Sleeper will compete Uno herself, and while there is a big difference for a seasoned competitor to compete at novice versus the four-star level, she said she still gets nervous, depending on whom she is riding. However, she said, managing your nerves is part of being a good competitor and a good horse person.
"It's all who you're sitting on! It's pretty exciting for a novice horse to go in the water. But, Rolex always gets a fire in your belly. I just don't know how to tell you how exciting it is. It's really fun," she said.
Managing a full-time competition schedule and UN's offspring are just two parts of Sleeper's active equestrian life. She has a busy working student program and many students, ranging from novice through preliminary. Sleeper also rides with Mr. Stewart's Cheshire Foxhounds when time permits, teaches Pony Clubbers, and is a USEA Level III ICP instructor.
Grounded in Foxhunting
Her classic equine experience, grounded in foxhunting and strong horsemanship, makes her an asset to her students. Few trainers these days have her ideals and principals when it comes to training babies and working with young students. A traditional horsewoman, Sleeper stresses the importance of putting the horse first and continues to educate herself as a teacher and a rider. She also understands the importance of the close-knit equestrian community, especially that of Pennsylvania.

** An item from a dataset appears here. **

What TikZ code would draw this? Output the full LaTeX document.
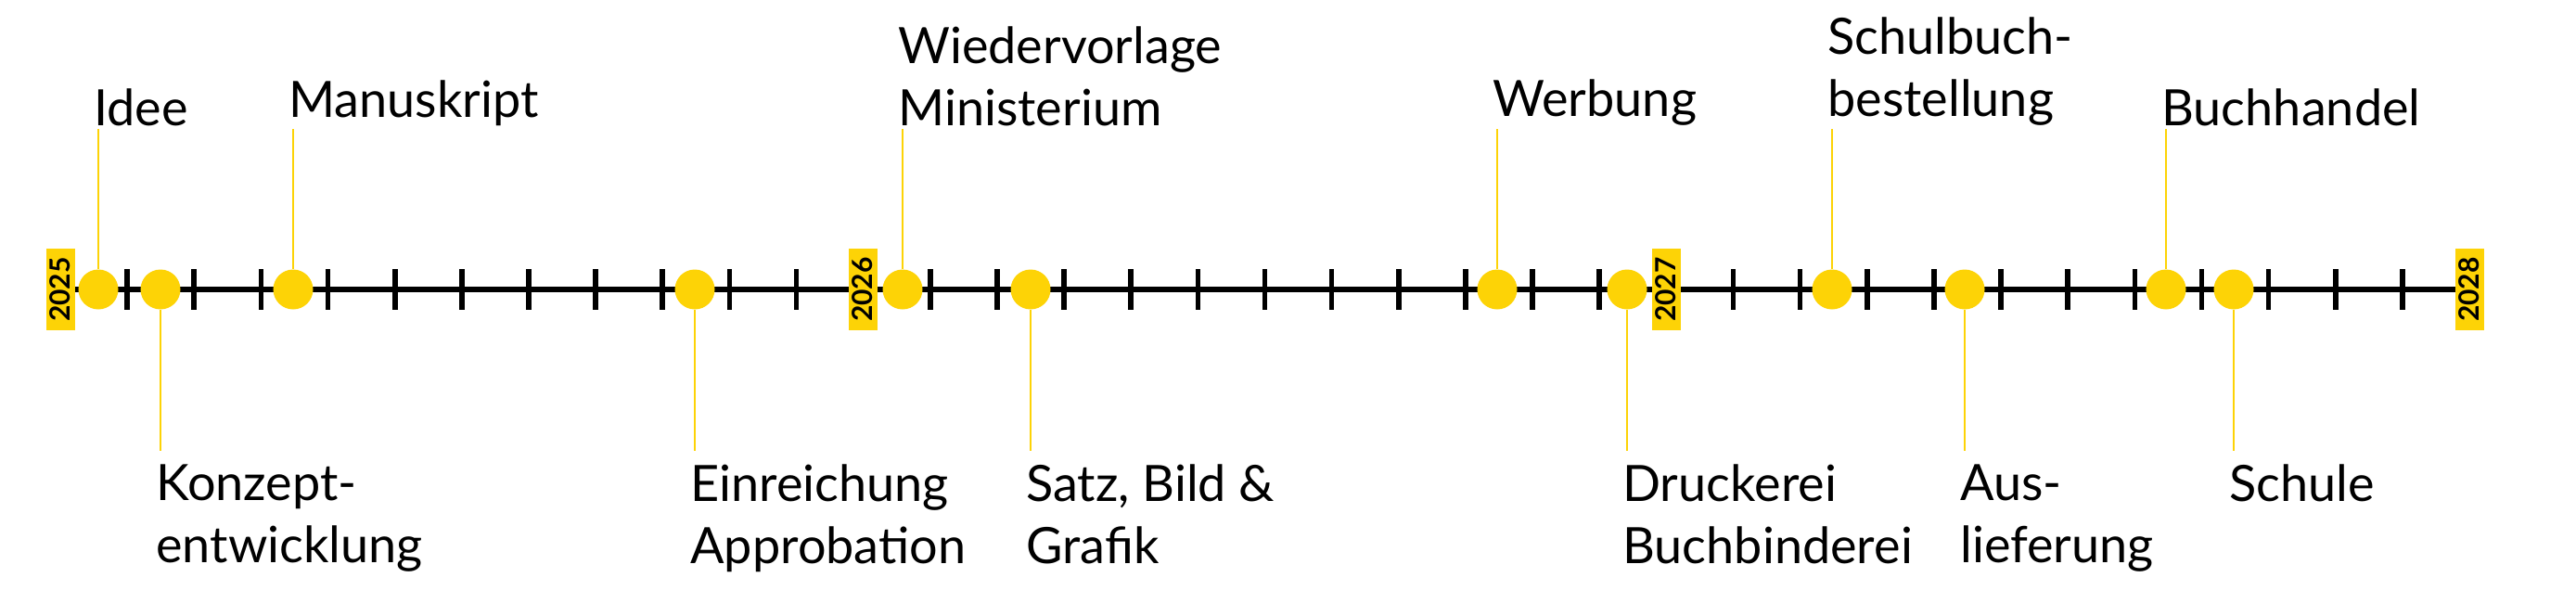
\documentclass[tikz,border=0pt]{standalone}
\usepackage{fontspec}
\setmainfont{Lato}
\definecolor{ty}{HTML}{FDD306}
\begin{document}
\begin{tikzpicture}[x=0.5pt,y=-0.5pt,
  dot/.style={circle,fill=ty,minimum size=21.5pt,inner sep=0pt},
  lead/.style={ty,line width=1pt},
  lab/.style={inner sep=0pt,anchor=base west,align=left,font=\fontsize{27}{33.5}\selectfont},
  yr/.style={fill=ty,rotate=90,inner sep=0pt,minimum width=44pt,minimum height=15.5pt,font=\bfseries\fontsize{15}{15}\selectfont},
  tick/.style={line width=2.8pt}]
\useasboundingbox (0,0) rectangle (2777,649);
\coordinate (a0) at (65,312);
\coordinate (a1) at (2662,312);
\draw[line width=2.6pt] (a0) -- (a1);
\foreach \m in {1,...,35}{
  \pgfmathtruncatemacro{\r}{mod(\m,12)}
  \ifnum\r>0
    \draw[tick] ({65+72.14*\m},290) -- ({65+72.14*\m},334);
  \fi}
\node[yr] (y25) at (65,312) {2025};
\node[yr] (y26) at (930,312) {2026};
\node[yr] (y27) at (1796,312) {2027};
\node[yr] (y28) at (2662,312) {2028};
% top labels
\foreach \n/\x/\t in {idee/106/Idee,manu/316/Manuskript,wied/973/{Wiedervorlage\\Ministerium},werb/1614/Werbung,schb/1975/{Schulbuch-\\bestellung},buch/2335/Buchhandel}{
  \node[dot] (\n) at (\x,312) {};
  \coordinate (\n t) at (\x,139);
  \draw[lead] (\n.north) -- (\n t);
  \node[lab,anchor=south west] (\n l) at (\x-5,136) {\t};
}
% bottom labels
\foreach \n/\x/\t in {konz/173/{Konzept-\\entwicklung},einr/749/{Einreichung\\Approbation},satz/1111/{Satz, Bild \&\\Grafik},druc/1754/{Druckerei\\Buchbinderei},ausl/2118/{Aus-\\lieferung},schu/2408/Schule}{
  \node[dot] (\n) at (\x,312) {};
  \coordinate (\n b) at (\x,486);
  \draw[lead] (\n.south) -- (\n b);
  \node[lab,anchor=north west] (\n l) at (\x-5,500) {\t};
}
\end{tikzpicture}
\end{document}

"I love riding, I love teaching, I love learning, and then I can take it all back to my students. And, then I love this area. Bruce Davidson brought me to this area; I came to work with him. So I just trot around the Chester County hills and get (the horses) fit and gallop, and I just love the area. It's so conducive to horses and people, and the event community is such a friendly community. Everybody is always really positive."